Comfort

The word ‘comfort’ readily brings to mind some strong images from everyday life.  A toddler falls over in the park and bursts into tears.  The Mother comforts her child with a hug, a pat on the head and the words. “There, there don’t cry, you’ll be fine!”  Or the word ‘comfort’ may conjure up in your imagination more serious needs than some gravel rash from a fall in the park: the grieving friend who unexpectedly lost her partner to cardiac arrest.  To bring meaningful comfort in such a situation is quite a challenge.  Again a hug and some kind words are the very least we can do for the bereaved.

The challenge in such situations is knowing how to comfort.  Often our attempts to comfort seem terribly inadequate.  It’s one thing to pat a teary toddler on the head; it’s quite another thing to try and ease the grief of someone who just suffered bereavement.

There’s a further problem too in such situations: to what extend are we genuinely concerned to help our friend to navigate this traumatic episode and to what extent do we want the tears to stop simply because we find their grief distressing to us?  Please don’t dismiss too lightly this idea that we bring comfort to end the other person’s tears so that we ourselves will be more at ease.  I’ve often spoken to bereaved people who complain that some of their closest friends are avoiding them because they find it too difficult to handle another person’s grief.  One lady said to me, after her husband suddenly died, “Anyone would think I had leprosy, the way some people are avoiding me!”

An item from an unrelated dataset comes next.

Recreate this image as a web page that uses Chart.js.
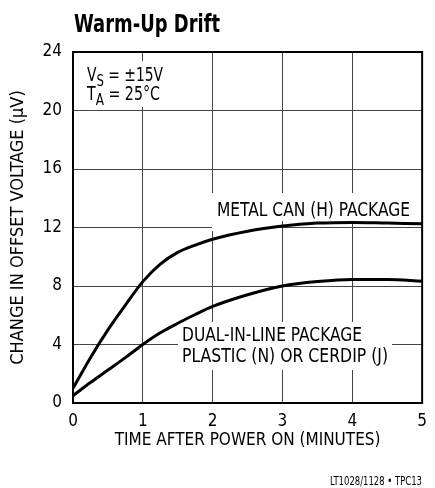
<!DOCTYPE html>
<html>
<head>
<meta charset="utf-8">
<script src="https://cdn.jsdelivr.net/npm/chart.js@4.4.1/dist/chart.umd.min.js"></script>
<style>
  html, body { margin: 0; padding: 0; background: #fff; }
  #wrap { width: 435px; height: 488px; }
</style>
</head>
<body>
<div id="wrap"><canvas id="c" width="435" height="488"></canvas></div>
<script>
// ---- data ----
const timeMinutes = [0, 0.25, 0.5, 0.75, 1, 1.25, 1.5, 1.75, 2, 2.5, 3, 3.5, 4, 4.5, 5];
const metalCanUV  = [1.0, 3.1, 5.0, 6.7, 8.3, 9.5, 10.3, 10.8, 11.2, 11.75, 12.1, 12.3, 12.35, 12.3, 12.25];
const dualInLineUV = [0.5, 1.4, 2.25, 3.1, 4.0, 4.8, 5.45, 6.05, 6.6, 7.4, 8.0, 8.3, 8.45, 8.45, 8.33];
const xTickValues = [0, 1, 2, 3, 4, 5];
const yTickValues = [0, 4, 8, 12, 16, 20, 24];

const chartTitle = 'Warm-Up Drift';
const xAxisTitle = 'TIME AFTER POWER ON (MINUTES)';
const yAxisTitle = 'CHANGE IN OFFSET VOLTAGE (\u00B5V)';
const metalLabel = 'METAL CAN (H) PACKAGE';
const dipLabel1 = 'DUAL-IN-LINE PACKAGE';
const dipLabel2 = 'PLASTIC (N) OR CERDIP (J)';
const footnote = 'LT1028/1128 \u2022 TPC13';

const FAM = "'Liberation Sans Narrow', 'Arial Narrow', 'DejaVu Sans Condensed', sans-serif";
Chart.defaults.font.family = FAM;
Chart.defaults.color = '#000';

const toPts = (xs, ys) => xs.map((x, i) => ({ x: x, y: ys[i] }));

// draw a run of [text, fontSize, dy] pieces, squeezed horizontally to a target width
function drawRun(ctx, pieces, x, y, targetW, weight) {
  let w = 0;
  pieces.forEach(p => { ctx.font = (weight || '') + ' ' + p[1] + 'px ' + FAM; w += ctx.measureText(p[0]).width; });
  const sx = Math.min(1, targetW / w);
  ctx.save();
  ctx.translate(x, y);
  ctx.scale(sx, 1);
  let cx = 0;
  pieces.forEach(p => {
    ctx.font = (weight || '') + ' ' + p[1] + 'px ' + FAM;
    ctx.fillText(p[0], cx, p[2] || 0);
    cx += ctx.measureText(p[0]).width;
  });
  ctx.restore();
}

const annot = {
  id: 'annot',
  beforeDatasetsDraw(chart) {
    const ctx = chart.ctx;
    const a = chart.chartArea;
    ctx.save();
    // white-out boxes behind labels
    ctx.fillStyle = '#fff';
    ctx.fillRect(82, 61, 86, 46);
    ctx.fillRect(212, 193, 200, 28);
    ctx.fillRect(212, 221, 50, 10);
    ctx.fillRect(178, 322, 214, 48);
    // frame
    ctx.strokeStyle = '#000';
    ctx.lineWidth = 2;
    ctx.strokeRect(a.left, a.top, a.right - a.left, a.bottom - a.top);
    // labels
    ctx.fillStyle = '#000';
    ctx.textBaseline = 'alphabetic';
    ctx.textAlign = 'left';
    drawRun(ctx, [['V', 19], ['S', 16, 5], [' = \u00B115V', 19]], 87, 81, 76);
    drawRun(ctx, [['T', 19], ['A', 16, 5], [' = 25\u00B0C', 19]], 87, 100, 73);
    drawRun(ctx, [[metalLabel, 19]], 217, 216, 193);
    drawRun(ctx, [[dipLabel1, 19]], 182, 341, 180);
    drawRun(ctx, [[dipLabel2, 19]], 182, 362, 206);
    ctx.restore();
  },
  afterDraw(chart) {
    const ctx = chart.ctx;
    ctx.save();
    ctx.fillStyle = '#000';
    ctx.textBaseline = 'alphabetic';
    ctx.textAlign = 'left';
    drawRun(ctx, [[chartTitle, 25]], 74, 32, 146, 'bold');
    drawRun(ctx, [[footnote, 11.5]], 330, 485, 92);
    ctx.restore();
  }
};

new Chart(document.getElementById('c'), {
  type: 'line',
  data: {
    datasets: [
      { label: metalLabel, data: toPts(timeMinutes, metalCanUV) },
      { label: dipLabel1, data: toPts(timeMinutes, dualInLineUV) }
    ]
  },
  options: {
    responsive: false,
    animation: false,
    events: [],
    layout: { padding: { top: 52, right: 11, bottom: 0, left: 0 } },
    elements: {
      line: { borderColor: '#000', borderWidth: 3, tension: 0.4, cubicInterpolationMode: 'monotone', fill: false },
      point: { radius: 0 }
    },
    plugins: { legend: { display: false }, tooltip: { enabled: false }, title: { display: false } },
    scales: {
      x: {
        type: 'linear', min: 0, max: 5,
        afterFit(s) { s.height = 85; },
        afterBuildTicks(s) { s.ticks = xTickValues.map(v => ({ value: v })); },
        grid: { color: '#444', lineWidth: 1, drawTicks: false },
        border: { color: '#000', width: 2 },
        ticks: { font: { size: 17 }, color: '#000', padding: 8, maxRotation: 0 },
        title: { display: true, text: xAxisTitle, font: { size: 17 }, color: '#000', padding: { top: 37, bottom: 37 } }
      },
      y: {
        type: 'linear', min: 0, max: 24,
        afterFit(s) { s.width = 73; },
        afterBuildTicks(s) { s.ticks = yTickValues.map(v => ({ value: v })); },
        grid: { color: '#444', lineWidth: 1, drawTicks: false },
        border: { color: '#000', width: 2 },
        ticks: { font: { size: 17 }, color: '#000', padding: 11 },
        title: { display: true, text: yAxisTitle, font: { size: 18 }, color: '#000', padding: { top: 8, bottom: 8 } }
      }
    }
  },
  plugins: [annot]
});
</script>
</body>
</html>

Comfort is both a noun and a verb, it can be a word that names something but it can also be a ‘doing word’.  Comfort is a something that we try to pass on to others, to help them ease their pain or grief.  But comfort is also something we do.  I comfort my howling toddler or my bereaved relative.

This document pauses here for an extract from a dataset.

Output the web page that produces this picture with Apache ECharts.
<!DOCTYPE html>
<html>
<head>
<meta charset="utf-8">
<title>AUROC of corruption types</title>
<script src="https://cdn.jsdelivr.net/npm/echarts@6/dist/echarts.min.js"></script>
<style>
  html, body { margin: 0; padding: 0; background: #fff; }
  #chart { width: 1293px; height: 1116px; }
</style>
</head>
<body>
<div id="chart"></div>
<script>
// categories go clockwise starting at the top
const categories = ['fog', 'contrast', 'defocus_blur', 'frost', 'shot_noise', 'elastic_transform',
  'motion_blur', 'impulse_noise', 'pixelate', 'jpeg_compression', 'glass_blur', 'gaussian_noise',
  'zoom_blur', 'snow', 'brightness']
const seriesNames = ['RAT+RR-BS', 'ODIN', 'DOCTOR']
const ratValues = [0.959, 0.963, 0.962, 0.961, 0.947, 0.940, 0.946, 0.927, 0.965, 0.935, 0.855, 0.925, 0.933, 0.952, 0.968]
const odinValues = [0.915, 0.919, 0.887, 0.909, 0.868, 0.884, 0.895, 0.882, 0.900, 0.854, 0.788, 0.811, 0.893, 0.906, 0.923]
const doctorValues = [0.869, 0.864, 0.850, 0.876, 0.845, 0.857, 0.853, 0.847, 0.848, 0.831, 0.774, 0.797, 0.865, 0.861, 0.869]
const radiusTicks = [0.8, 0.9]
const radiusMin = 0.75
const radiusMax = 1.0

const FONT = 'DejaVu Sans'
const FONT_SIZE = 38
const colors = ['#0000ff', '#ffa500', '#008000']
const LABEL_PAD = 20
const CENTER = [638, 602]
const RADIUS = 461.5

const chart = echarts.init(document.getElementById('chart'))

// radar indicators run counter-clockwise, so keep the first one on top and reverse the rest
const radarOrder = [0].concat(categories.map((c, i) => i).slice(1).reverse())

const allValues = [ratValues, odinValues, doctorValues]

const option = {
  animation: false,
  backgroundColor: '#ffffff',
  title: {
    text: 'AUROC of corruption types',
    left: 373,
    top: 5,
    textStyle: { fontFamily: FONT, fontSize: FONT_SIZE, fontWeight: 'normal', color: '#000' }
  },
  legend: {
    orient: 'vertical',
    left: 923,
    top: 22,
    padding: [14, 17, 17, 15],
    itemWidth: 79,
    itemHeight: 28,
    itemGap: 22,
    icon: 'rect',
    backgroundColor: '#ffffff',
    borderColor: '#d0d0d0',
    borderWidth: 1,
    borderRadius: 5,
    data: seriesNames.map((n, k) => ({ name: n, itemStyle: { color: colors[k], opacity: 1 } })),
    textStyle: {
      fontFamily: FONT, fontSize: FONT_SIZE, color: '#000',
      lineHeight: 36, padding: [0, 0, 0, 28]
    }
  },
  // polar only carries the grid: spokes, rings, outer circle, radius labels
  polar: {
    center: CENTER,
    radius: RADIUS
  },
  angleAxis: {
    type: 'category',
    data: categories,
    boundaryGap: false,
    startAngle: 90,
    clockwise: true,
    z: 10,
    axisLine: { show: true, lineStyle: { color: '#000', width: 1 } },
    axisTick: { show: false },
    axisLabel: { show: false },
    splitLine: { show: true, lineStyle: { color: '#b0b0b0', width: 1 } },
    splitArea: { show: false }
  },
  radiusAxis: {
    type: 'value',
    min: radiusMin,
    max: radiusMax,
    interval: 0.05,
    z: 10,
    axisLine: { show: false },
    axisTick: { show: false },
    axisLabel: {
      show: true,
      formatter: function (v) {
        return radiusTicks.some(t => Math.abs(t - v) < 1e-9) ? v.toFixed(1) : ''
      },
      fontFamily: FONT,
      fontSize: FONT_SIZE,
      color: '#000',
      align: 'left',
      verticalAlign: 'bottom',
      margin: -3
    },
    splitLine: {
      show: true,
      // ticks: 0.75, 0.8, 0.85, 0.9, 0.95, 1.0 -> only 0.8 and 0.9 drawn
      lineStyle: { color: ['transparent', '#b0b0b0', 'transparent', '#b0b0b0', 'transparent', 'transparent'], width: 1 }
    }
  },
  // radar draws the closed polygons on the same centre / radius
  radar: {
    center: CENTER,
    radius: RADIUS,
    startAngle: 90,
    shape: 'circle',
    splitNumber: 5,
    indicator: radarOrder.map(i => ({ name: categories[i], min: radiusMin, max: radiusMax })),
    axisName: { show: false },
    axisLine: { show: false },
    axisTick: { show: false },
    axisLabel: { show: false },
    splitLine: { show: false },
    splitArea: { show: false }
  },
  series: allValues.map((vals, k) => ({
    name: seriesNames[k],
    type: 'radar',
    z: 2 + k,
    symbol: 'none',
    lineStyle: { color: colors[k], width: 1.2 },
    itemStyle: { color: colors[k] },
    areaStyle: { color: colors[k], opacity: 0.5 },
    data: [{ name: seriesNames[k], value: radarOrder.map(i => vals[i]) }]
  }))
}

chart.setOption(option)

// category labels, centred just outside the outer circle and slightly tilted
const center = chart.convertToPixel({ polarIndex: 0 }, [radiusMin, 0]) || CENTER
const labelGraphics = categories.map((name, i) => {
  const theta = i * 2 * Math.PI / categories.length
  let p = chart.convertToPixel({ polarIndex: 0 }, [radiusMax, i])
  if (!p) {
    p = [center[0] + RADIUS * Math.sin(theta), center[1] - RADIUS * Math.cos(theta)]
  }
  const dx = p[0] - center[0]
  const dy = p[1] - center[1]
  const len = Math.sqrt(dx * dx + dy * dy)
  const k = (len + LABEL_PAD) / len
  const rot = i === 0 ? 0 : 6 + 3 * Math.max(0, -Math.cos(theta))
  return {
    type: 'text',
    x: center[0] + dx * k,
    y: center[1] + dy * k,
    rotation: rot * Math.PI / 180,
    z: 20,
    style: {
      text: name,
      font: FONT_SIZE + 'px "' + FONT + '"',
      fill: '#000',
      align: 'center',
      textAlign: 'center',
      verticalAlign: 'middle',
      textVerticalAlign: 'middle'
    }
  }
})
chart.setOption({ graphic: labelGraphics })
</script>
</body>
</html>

It may help us give meaningful comfort if we understand that comfort is really much more than a pat on the head.  It’s much more than some soothing and sympathetic words spoken in the context of painful trauma.

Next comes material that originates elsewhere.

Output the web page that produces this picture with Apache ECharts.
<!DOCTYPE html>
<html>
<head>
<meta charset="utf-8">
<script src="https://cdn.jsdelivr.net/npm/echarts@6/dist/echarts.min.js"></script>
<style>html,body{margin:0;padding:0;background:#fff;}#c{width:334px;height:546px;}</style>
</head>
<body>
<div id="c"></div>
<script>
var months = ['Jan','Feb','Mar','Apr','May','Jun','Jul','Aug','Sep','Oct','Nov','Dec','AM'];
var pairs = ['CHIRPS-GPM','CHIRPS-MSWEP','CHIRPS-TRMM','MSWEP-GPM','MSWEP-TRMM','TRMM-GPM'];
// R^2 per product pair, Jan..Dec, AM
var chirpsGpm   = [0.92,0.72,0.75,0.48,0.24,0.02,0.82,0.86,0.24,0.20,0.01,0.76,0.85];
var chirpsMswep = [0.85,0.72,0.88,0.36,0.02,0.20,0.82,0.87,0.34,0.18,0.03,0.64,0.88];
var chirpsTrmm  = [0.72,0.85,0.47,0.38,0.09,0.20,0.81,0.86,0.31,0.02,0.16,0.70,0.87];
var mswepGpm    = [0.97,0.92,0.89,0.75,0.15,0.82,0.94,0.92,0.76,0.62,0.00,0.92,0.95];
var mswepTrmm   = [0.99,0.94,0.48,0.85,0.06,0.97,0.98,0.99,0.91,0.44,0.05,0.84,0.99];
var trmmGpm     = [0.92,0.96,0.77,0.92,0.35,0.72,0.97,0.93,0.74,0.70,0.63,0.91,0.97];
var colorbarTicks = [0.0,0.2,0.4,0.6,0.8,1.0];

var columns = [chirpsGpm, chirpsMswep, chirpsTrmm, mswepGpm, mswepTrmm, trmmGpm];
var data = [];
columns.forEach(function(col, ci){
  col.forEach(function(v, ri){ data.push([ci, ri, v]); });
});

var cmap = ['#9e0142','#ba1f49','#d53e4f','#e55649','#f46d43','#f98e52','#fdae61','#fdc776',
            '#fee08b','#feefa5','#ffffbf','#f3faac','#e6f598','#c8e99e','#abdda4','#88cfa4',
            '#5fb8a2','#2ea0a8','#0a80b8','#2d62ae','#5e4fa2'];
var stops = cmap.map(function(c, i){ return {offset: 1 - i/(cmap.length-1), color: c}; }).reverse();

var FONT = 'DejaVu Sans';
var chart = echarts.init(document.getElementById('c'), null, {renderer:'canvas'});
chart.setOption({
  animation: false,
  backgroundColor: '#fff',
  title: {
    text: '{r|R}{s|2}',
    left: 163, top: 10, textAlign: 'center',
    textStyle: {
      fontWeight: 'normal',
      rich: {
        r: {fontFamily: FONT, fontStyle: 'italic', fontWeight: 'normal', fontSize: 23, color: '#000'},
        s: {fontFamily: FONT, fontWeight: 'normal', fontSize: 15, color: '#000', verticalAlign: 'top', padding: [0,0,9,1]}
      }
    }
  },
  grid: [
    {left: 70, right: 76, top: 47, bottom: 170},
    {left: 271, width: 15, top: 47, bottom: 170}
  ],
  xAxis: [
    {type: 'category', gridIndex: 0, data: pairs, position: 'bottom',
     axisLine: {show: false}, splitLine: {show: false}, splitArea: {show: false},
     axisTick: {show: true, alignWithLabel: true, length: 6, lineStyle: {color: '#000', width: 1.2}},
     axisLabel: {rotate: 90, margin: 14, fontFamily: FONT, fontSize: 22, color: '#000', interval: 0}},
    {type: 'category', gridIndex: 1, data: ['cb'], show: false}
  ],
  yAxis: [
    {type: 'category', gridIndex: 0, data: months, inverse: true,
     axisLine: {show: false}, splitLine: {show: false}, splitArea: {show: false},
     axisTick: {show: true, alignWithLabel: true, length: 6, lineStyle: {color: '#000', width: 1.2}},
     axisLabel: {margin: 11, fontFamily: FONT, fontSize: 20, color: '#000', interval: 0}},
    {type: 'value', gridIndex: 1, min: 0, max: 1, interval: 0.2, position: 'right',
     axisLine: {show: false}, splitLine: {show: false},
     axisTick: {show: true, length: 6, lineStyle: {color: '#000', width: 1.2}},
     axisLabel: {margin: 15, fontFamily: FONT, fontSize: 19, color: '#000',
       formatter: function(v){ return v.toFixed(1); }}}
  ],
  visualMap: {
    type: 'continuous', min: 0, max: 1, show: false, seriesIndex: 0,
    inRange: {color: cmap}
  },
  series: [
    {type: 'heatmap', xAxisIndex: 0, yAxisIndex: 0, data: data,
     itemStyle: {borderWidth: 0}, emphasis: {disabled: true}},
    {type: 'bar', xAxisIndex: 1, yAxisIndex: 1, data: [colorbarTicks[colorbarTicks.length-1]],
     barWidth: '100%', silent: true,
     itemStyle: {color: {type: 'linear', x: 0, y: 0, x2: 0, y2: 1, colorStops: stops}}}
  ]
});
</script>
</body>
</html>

The word comfort comes from the Latin word ‘fortis’ – a word that means ‘strong’.  We get our English word ‘fortitude’ from the same word.  So the idea of comfort has the idea of passing on strength to someone who is weak.  The idea is to make them stronger so that they’re able to cope.  The prefix ‘con’ (‘com’ in English) is added to the word ‘fortis’.  That prefix does two things.  First it tends to intensify the meaning of the word.  So with fortis we’re not just talking about ‘strength’ but ‘intense strength’.  Comfort is our efforts to make that other person really strong.  But that prefix ‘con’ is also a linking word.  It can mean ‘with’, so that comfort can literally mean ‘with strength’.  As a linking word it also introduces the idea of togetherness.  Comfort is not a solitary thing... it’s something we do in relationship.

Put all of this together and the idea of comfort is especially to be there for someone else so they can lean on you for needed strength.  That comes out even more clearly in the Greek New Testament’s word for comfort.  It’s the word ‘paraklesis’.  Paraklesis has the idea of someone being called to be alongside us so that we are no longer alone in our troubles.  That comes out beautifully in the book of Job.  When Job’s three friends hear all that’s happened to Job they come to comfort him.  But when they see him and the extent of his suffering all they can do is just sit with him the ground for seven days without saying a word.  That’s a powerful instance of just being there for someone – even when we can’t find the words to say.  When my first wife died one of the most encouraging comforts I was blessed to receive was from a young lady in our church who simply gave me a hug and said, “I’m sorry, I don’t know what to say, but I’m sorry for your loss!”

It’s wonderful that in the Bible Jesus is a ‘paraklete’ – He is our Comforter and after He ascended He sent us that other ‘paraklete’ – the Holy Spirit.  No wonder that in the Bible God is called ‘the God of all comfort’.